Figure scripts:
****************
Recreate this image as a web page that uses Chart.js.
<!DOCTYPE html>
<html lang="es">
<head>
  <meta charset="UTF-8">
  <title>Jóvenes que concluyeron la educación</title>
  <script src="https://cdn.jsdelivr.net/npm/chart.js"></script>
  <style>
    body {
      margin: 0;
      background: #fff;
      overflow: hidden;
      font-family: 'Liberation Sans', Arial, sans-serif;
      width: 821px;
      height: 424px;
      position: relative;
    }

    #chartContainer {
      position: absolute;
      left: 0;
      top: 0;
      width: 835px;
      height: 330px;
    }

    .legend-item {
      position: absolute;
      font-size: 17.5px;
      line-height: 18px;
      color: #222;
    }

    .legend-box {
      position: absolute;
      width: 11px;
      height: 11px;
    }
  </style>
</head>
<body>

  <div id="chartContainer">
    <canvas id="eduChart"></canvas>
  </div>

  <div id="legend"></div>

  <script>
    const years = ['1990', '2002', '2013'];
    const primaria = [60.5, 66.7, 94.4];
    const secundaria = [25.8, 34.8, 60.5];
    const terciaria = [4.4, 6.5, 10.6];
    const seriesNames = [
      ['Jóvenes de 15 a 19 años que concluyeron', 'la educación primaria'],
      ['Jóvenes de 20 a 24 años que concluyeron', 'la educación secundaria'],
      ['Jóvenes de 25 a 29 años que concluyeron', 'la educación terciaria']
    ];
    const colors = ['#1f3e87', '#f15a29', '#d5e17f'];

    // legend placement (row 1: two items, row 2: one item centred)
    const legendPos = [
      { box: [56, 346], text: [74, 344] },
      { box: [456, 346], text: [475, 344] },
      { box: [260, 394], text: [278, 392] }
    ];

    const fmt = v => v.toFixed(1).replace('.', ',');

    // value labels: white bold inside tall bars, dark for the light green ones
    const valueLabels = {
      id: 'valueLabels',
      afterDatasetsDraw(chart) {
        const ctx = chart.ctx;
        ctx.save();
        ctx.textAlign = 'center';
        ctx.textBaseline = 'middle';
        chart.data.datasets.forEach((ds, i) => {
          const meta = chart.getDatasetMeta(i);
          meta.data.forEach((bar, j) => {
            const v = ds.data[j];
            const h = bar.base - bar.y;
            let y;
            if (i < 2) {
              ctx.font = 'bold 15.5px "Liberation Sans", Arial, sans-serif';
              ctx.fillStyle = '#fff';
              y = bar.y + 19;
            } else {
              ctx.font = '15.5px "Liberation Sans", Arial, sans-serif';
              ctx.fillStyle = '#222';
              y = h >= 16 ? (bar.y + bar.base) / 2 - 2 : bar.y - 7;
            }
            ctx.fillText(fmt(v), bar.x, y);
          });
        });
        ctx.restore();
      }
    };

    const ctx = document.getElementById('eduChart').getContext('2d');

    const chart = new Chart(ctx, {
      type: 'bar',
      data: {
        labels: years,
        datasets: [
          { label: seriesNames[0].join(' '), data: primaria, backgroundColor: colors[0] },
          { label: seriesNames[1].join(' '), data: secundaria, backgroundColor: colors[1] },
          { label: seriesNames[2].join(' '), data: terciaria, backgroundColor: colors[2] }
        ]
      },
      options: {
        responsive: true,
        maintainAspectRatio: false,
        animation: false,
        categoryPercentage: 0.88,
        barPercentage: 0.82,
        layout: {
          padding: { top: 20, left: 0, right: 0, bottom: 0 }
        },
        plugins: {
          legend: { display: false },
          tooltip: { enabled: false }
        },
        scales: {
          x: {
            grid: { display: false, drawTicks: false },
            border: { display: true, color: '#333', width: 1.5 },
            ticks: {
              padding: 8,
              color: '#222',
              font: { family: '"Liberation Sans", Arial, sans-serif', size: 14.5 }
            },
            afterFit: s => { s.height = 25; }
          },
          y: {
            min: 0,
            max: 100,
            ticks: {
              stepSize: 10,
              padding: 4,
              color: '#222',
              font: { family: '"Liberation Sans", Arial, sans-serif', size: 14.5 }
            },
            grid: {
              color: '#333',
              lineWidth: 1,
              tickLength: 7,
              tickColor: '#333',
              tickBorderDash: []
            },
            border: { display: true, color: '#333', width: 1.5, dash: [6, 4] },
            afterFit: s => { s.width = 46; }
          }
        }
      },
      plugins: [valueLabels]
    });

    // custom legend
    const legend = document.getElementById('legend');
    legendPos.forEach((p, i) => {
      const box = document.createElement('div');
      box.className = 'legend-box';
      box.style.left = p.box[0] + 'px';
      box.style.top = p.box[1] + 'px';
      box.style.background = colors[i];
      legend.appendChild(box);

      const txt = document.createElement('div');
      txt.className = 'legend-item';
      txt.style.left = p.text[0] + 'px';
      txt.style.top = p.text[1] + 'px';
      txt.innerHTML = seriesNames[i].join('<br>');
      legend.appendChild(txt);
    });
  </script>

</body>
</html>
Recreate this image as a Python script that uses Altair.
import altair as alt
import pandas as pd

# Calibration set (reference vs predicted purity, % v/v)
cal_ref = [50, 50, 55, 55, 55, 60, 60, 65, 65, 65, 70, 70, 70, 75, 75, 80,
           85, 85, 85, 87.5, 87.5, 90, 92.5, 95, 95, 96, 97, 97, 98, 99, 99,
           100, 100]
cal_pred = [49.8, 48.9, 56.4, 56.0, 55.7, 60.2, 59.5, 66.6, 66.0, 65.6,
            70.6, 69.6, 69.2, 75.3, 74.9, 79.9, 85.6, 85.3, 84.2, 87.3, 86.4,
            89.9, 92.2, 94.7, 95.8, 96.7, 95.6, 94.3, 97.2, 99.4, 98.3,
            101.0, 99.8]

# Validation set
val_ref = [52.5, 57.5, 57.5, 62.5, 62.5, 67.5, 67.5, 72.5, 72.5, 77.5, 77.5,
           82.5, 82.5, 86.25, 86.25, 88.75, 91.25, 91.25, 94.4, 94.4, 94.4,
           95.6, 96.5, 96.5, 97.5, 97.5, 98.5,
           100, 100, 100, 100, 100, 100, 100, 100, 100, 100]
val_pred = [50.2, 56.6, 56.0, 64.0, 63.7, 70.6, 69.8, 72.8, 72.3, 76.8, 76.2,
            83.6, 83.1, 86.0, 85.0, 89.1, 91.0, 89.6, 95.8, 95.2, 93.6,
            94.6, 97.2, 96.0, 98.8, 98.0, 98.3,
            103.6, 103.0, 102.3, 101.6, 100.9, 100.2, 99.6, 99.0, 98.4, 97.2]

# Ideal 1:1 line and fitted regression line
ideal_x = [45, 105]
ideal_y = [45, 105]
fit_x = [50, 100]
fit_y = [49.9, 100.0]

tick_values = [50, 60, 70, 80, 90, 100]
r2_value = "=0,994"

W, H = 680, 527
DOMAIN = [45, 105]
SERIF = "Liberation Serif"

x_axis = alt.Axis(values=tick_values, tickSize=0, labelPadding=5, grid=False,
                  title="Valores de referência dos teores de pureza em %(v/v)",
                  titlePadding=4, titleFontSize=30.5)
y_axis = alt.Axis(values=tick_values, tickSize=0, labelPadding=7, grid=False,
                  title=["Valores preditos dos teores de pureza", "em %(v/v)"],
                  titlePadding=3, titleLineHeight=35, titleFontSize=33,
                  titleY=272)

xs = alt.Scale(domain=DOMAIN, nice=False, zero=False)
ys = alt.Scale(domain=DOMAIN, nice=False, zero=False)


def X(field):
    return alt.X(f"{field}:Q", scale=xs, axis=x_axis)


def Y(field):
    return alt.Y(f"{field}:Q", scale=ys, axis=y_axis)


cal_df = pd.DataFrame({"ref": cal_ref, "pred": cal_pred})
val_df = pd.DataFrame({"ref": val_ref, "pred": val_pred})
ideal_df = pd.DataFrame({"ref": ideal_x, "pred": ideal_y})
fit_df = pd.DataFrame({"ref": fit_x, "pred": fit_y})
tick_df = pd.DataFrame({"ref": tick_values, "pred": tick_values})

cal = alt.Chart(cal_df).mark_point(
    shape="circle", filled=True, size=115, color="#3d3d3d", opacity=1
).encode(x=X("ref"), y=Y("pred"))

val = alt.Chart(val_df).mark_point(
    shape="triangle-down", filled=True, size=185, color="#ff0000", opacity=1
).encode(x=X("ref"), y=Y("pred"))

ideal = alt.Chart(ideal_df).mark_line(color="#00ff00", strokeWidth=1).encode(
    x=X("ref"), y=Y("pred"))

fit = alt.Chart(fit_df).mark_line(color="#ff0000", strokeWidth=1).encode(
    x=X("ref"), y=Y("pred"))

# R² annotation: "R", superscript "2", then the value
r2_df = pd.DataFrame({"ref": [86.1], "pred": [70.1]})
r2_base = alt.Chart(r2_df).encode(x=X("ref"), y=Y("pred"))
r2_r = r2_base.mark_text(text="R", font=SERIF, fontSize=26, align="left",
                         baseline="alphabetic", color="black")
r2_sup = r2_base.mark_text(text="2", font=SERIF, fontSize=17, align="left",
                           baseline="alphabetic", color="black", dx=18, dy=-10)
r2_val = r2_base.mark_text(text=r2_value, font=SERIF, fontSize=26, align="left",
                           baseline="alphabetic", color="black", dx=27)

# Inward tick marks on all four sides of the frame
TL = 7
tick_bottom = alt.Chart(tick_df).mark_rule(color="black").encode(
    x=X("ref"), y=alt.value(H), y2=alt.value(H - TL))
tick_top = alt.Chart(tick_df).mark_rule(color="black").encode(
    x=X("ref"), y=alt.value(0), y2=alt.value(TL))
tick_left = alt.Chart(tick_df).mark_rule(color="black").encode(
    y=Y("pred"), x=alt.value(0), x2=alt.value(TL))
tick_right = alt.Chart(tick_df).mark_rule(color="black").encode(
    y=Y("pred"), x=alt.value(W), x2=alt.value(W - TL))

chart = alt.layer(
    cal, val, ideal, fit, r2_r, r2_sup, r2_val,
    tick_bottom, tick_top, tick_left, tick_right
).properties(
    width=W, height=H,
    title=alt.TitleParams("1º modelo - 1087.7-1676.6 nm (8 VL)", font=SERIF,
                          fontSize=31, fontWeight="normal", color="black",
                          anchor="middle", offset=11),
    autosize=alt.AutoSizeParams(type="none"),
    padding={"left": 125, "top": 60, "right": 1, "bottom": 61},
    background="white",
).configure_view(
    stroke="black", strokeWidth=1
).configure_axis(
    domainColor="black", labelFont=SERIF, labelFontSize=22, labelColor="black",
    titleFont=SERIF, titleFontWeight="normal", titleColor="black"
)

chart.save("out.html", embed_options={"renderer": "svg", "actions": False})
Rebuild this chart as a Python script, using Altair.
****************
** WHAT THE TASK ASKS **
Retype, word for word, every line from the line with "Recreate this image as a Python" to the line with "import pandas as pd", inclusive. Add nothing.

** RESPONSE TO THE TASK **
Recreate this image as a Python script that uses Altair.
import altair as alt
import pandas as pd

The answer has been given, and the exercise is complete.